I was confused with Caddy Server Licenses, it’s atill free to used in production live server?
Yes, Caddy is free to use for personal and commercial purposes, both locally and in production, without limitations or warranty of any kind, subject to the terms in the standard Apache 2.0 open source license. Just like any other open source project.
Original answer below, now outdated:
Caddy’s source code is Apache 2.0 licensed. You can read the terms here, it’s pretty permissive:
That means it’s totally free for you to use, including for live production servers, and in a commercial context. You may take this code, make any modifications you like, and use it for any purpose. You can even re-distribute it with your changes included and re-license those modifications (as long as you include the original license for the unmodified parts of the code and don’t include trademarked content).
As an additional service at https://caddyserver.com/, you can download pre-compiled binaries so you don’t need to compile the source code yourself. These binaries are licensed differently, and to use them commercially you need a paid license (which comes with a number of other benefits). Without one of these licenses, you can only use a pre-compiled binary for personal use.
If you deploy your binaries via any other distribution method, such as a container image, you should find out whether those binaries were compiled from source or supplied by https://caddyserver.com/ as the license requirements carry through (a binary supplied by https://caddyserver.com/ but downloaded from Docker Hub still requires a paid license for commercial usage).
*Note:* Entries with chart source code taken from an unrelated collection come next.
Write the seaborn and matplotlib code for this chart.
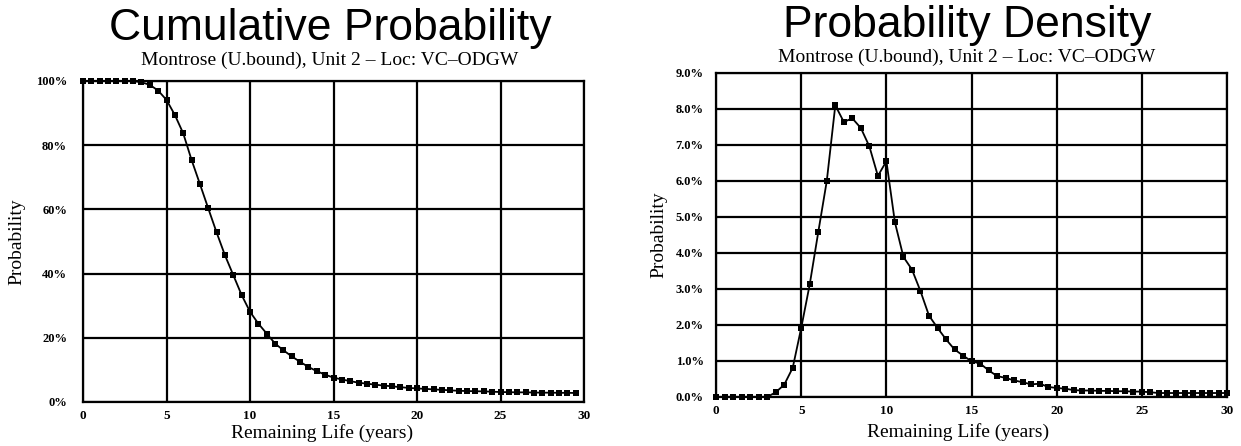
import numpy as np
import matplotlib
matplotlib.use("Agg")
import matplotlib.pyplot as plt
import seaborn as sns

# remaining life in years, half-year steps
years_cum = np.arange(0, 30, 0.5)
years_pdf = np.arange(0, 30.5, 0.5)

# cumulative probability (%)
cum_prob = [100, 100, 100, 100, 100, 100, 100, 99.6, 98.8, 97.0,
            94.1, 89.4, 83.7, 75.4, 67.9, 60.3, 52.8, 45.7, 39.5, 33.3,
            28.1, 24.4, 21.3, 18.2, 16.1, 14.2, 12.5, 10.9, 9.6, 8.5,
            7.6, 7.0, 6.5, 6.0, 5.7, 5.4, 5.1, 4.9, 4.6, 4.4,
            4.2, 4.1, 3.9, 3.8, 3.6, 3.5, 3.4, 3.35, 3.3, 3.2,
            3.1, 3.05, 3.0, 3.0, 2.95, 2.9, 2.9, 2.85, 2.85, 2.8]

# probability density (%)
pdf_prob = [0, 0, 0, 0, 0, 0, 0, 0.13, 0.34, 0.81,
            1.92, 3.13, 4.58, 6.0, 8.1, 7.64, 7.74, 7.47, 6.96, 6.14,
            6.55, 4.85, 3.89, 3.54, 2.94, 2.26, 1.92, 1.60, 1.32, 1.15,
            0.99, 0.93, 0.74, 0.58, 0.53, 0.46, 0.41, 0.35, 0.37, 0.28,
            0.25, 0.23, 0.19, 0.18, 0.18, 0.17, 0.17, 0.16, 0.16, 0.15,
            0.15, 0.13, 0.11, 0.11, 0.11, 0.11, 0.11, 0.11, 0.11, 0.11, 0.11]

x_ticks = [0, 5, 10, 15, 20, 25, 30]
x_labels = ['0', '5', '10', '15', '20', '25', '30']
cum_ticks = [0, 20, 40, 60, 80, 100]
cum_labels = ['0%', '20%', '40%', '60%', '80%', '100%']
pdf_ticks = [0, 1, 2, 3, 4, 5, 6, 7, 8, 9]
pdf_labels = ['0.0%', '1.0%', '2.0%', '3.0%', '4.0%', '5.0%', '6.0%', '7.0%', '8.0%', '9.0%']

subtitle = 'Montrose (U.bound), Unit 2 \u2013 Loc: VC\u2013ODGW'

sns.set_style('white')
plt.rcParams['font.family'] = ['Liberation Serif', 'DejaVu Serif']
plt.rcParams['text.color'] = 'black'
plt.rcParams['axes.labelcolor'] = 'black'
plt.rcParams['xtick.color'] = 'black'
plt.rcParams['ytick.color'] = 'black'

fig = plt.figure(figsize=(12.41, 4.46), dpi=100)
ax1 = fig.add_axes([0.0669, 0.0987, 0.4037, 0.7197])
ax2 = fig.add_axes([0.5770, 0.1099, 0.4118, 0.7265])


def style_axes(ax, yticks, ylabels, ypad):
    ax.set_xlim(0, 30)
    ax.set_xticks(x_ticks, x_labels, fontweight='bold', fontsize=9.5)
    ax.set_yticks(yticks, ylabels, fontweight='bold', fontsize=9)
    ax.set_ylim(yticks[0], yticks[-1])
    ax.grid(True, color='black', linewidth=1.6)
    ax.set_axisbelow(True)
    for s in ax.spines.values():
        s.set_color('black')
        s.set_linewidth(1.6)
    ax.tick_params(axis='x', length=0, pad=6)
    ax.tick_params(axis='y', length=0, pad=ypad)


sns.lineplot(x=years_cum, y=cum_prob, ax=ax1, color='black', marker='s',
             markersize=5, markeredgewidth=0, linewidth=1.3, clip_on=False)
style_axes(ax1, cum_ticks, cum_labels, 11.5)

sns.lineplot(x=years_pdf, y=pdf_prob, ax=ax2, color='black', marker='s',
             markersize=5, markeredgewidth=0, linewidth=1.3, clip_on=False)
style_axes(ax2, pdf_ticks, pdf_labels, 9)

for ax, lx, ly, yx in [(ax1, 0.477, -0.068, -0.116), (ax2, 0.474, -0.082, -0.096)]:
    ax.set_xlabel('Remaining Life (years)', fontsize=14)
    ax.set_ylabel('Probability', fontsize=14)
    ax.xaxis.set_label_coords(lx, ly)
    ax.yaxis.set_label_coords(yx, 0.5)

fig.text(0.266, 0.910, 'Cumulative Probability', fontsize=32, ha='center',
         va='baseline', family='Liberation Sans')
fig.text(0.779, 0.917, 'Probability Density', fontsize=32, ha='center',
         va='baseline', family='Liberation Sans')
fig.text(0.266, 0.854, subtitle, fontsize=14, ha='center', va='baseline')
fig.text(0.779, 0.861, subtitle, fontsize=14, ha='center', va='baseline')

fig.savefig('out.png', dpi=100)
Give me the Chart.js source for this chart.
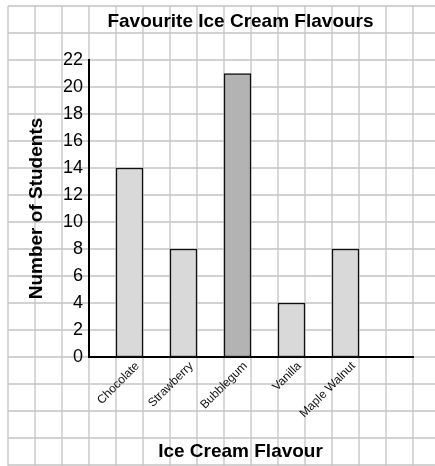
<!DOCTYPE html>
<html>
<head>
<meta charset="utf-8">
<title>Favourite Ice Cream Flavours</title>
<script src="https://cdn.jsdelivr.net/npm/chart.js@4.4.1/dist/chart.umd.min.js"></script>
<style>
  html, body { margin: 0; padding: 0; background: #fff; }
  #wrap { width: 435px; height: 466px; }
</style>
</head>
<body>
<div id="wrap"><canvas id="chart"></canvas></div>
<script>
// --- chart values ---
const flavours = ['Chocolate', 'Strawberry', 'Bubblegum', 'Vanilla', 'Maple Walnut'];
const students = [14, 8, 21, 4, 8];
const barShades = ['#d9d9d9', '#d9d9d9', '#b3b3b3', '#d9d9d9', '#d9d9d9'];
const yTicks = [0, 2, 4, 6, 8, 10, 12, 14, 16, 18, 20, 22];

const chartTitle = 'Favourite Ice Cream Flavours';
const xTitle = 'Ice Cream Flavour';
const yTitle = 'Number of Students';

const FONT = '"Liberation Sans", Arial, Helvetica, sans-serif';
const TITLE_X = 240.5;

// every flavour sits in every second cell of the graph paper, one spare pair at the end
const slotLabels = [];
const slotValues = [];
const slotColours = [];
flavours.forEach((name, i) => {
    slotLabels.push('', name);
    slotValues.push(null, students[i]);
    slotColours.push('transparent', barShades[i]);
});
slotLabels.push('', '');
slotValues.push(null, null);
slotColours.push('transparent', 'transparent');

// graph paper behind the chart, cell size taken from the y scale (2 students per cell)
const graphPaper = {
    id: 'graphPaper',
    beforeDraw(chart) {
        const { ctx, width, height, chartArea, scales } = chart;
        const y = scales.y;
        const y0 = y.getPixelForValue(0);
        const cell = y0 - y.getPixelForValue(2);
        const left = chartArea.left - 3 * cell;
        const top = y0 - 13 * cell;

        ctx.save();
        ctx.fillStyle = '#fff';
        ctx.fillRect(0, 0, width, height);
        ctx.strokeStyle = '#c4c4c4';
        ctx.lineWidth = 1.3;
        ctx.beginPath();
        for (let x = left; x <= width; x += cell) {
            ctx.moveTo(x, top);
            ctx.lineTo(x, height);
        }
        for (let yy = top; yy <= height + 1; yy += cell) {
            ctx.moveTo(left, yy);
            ctx.lineTo(width, yy);
        }
        ctx.stroke();
        ctx.restore();
    }
};

// main title and x title sit a little left of the plot centre in the original
const titles = {
    id: 'titles',
    afterDraw(chart) {
        const ctx = chart.ctx;
        ctx.save();
        ctx.fillStyle = '#000';
        ctx.font = 'bold 19px ' + FONT;
        ctx.textAlign = 'center';
        ctx.textBaseline = 'alphabetic';
        ctx.fillText(chartTitle, TITLE_X, 27);
        ctx.fillText(xTitle, TITLE_X, 457);
        ctx.restore();
    }
};

Chart.defaults.font.family = FONT;

new Chart(document.getElementById('chart'), {
    type: 'bar',
    data: {
        labels: slotLabels,
        datasets: [{
            data: slotValues,
            backgroundColor: slotColours,
            borderColor: '#111',
            borderWidth: 1.5,
            borderSkipped: false,
            barPercentage: 1,
            categoryPercentage: 1
        }]
    },
    options: {
        responsive: true,
        maintainAspectRatio: false,
        animation: false,
        layout: { padding: { top: 60, right: 22, left: 0, bottom: 0 } },
        plugins: {
            legend: { display: false },
            tooltip: { enabled: false },
            title: { display: false }
        },
        scales: {
            x: {
                grid: { display: false, drawTicks: false },
                border: { display: true, color: '#000', width: 2 },
                ticks: {
                    autoSkip: false,
                    minRotation: 45,
                    maxRotation: 45,
                    padding: 2,
                    labelOffset: 8,
                    color: '#111',
                    font: { size: 12 }
                },
                afterFit(scale) { scale.height = 109; }
            },
            y: {
                min: 0,
                max: 22,
                afterBuildTicks(scale) {
                    scale.ticks = yTicks.map(v => ({ value: v }));
                },
                grid: { display: false, drawTicks: false },
                border: { display: true, color: '#000', width: 2 },
                ticks: { padding: 6, color: '#000', font: { size: 18 } },
                title: {
                    display: true,
                    text: yTitle,
                    color: '#000',
                    font: { size: 19, weight: 'bold' },
                    padding: { top: 25, bottom: 0 }
                },
                afterFit(scale) { scale.width = 89; }
            }
        }
    },
    plugins: [graphPaper, titles]
});
</script>
</body>
</html>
@Phicheth_Kijtaow I’ve been using it the way @Whitestrake describes for a few months now. My use for Caddy has been relatively lightweight: nowhere near using all its capabilities, or scaling ability. If anything, this situation has encouraged me to start looking into learning “Go” programming; so I can help with bug fixes & try implementing my own ideas. Also helps to know the basics of being able to go through a Github download & compile the app with the right dependencies.
although wouldnt it be more like that that thing CANNOT be used commercially AT ALL without replacing the binaries because the ones of the commercially licensed caddy differ from the free one?
after all, my self compiled caddy binary is quite a bit smaller than the download, meaning there’s more stuff inside.
by the way ( @matt ) , there is in my opinion one big issue with the binaries being on the Github release section as well.
considering the thing is listed as having a permissive License aka apache on Github, nobody would really expect a file on github to suddenly be free for personal use only.
and at least here in germany these kinds of unexpected EULA terms could be kicked into oblivion by court (such things have happened more than often enough). on top it doesnt even say there that the downloaded builds have an eula or link to it.
imo there should rather be just the info that the builds (which are free for personal use only) are found on the Caddy download page, with only the source downloads on github itself.
The most popular Caddy Docker container, abiosoft/caddy, builds its own binaries from source: caddy-docker/builder.sh at master · abiosoft/caddy-docker · GitHub
Although it is possible, container images usually don’t have only the binary itself inside. They typically have a file hierarchy, other programs/binaries, sometimes other running daemons.
well that dockers dont have ONLY the binary inside is fairly obvious, but if a container uses a pre-built binary from the site, unless you replace that, you would have a problem with commercial use.
but when at least the most popular container builds from source that’s relieving.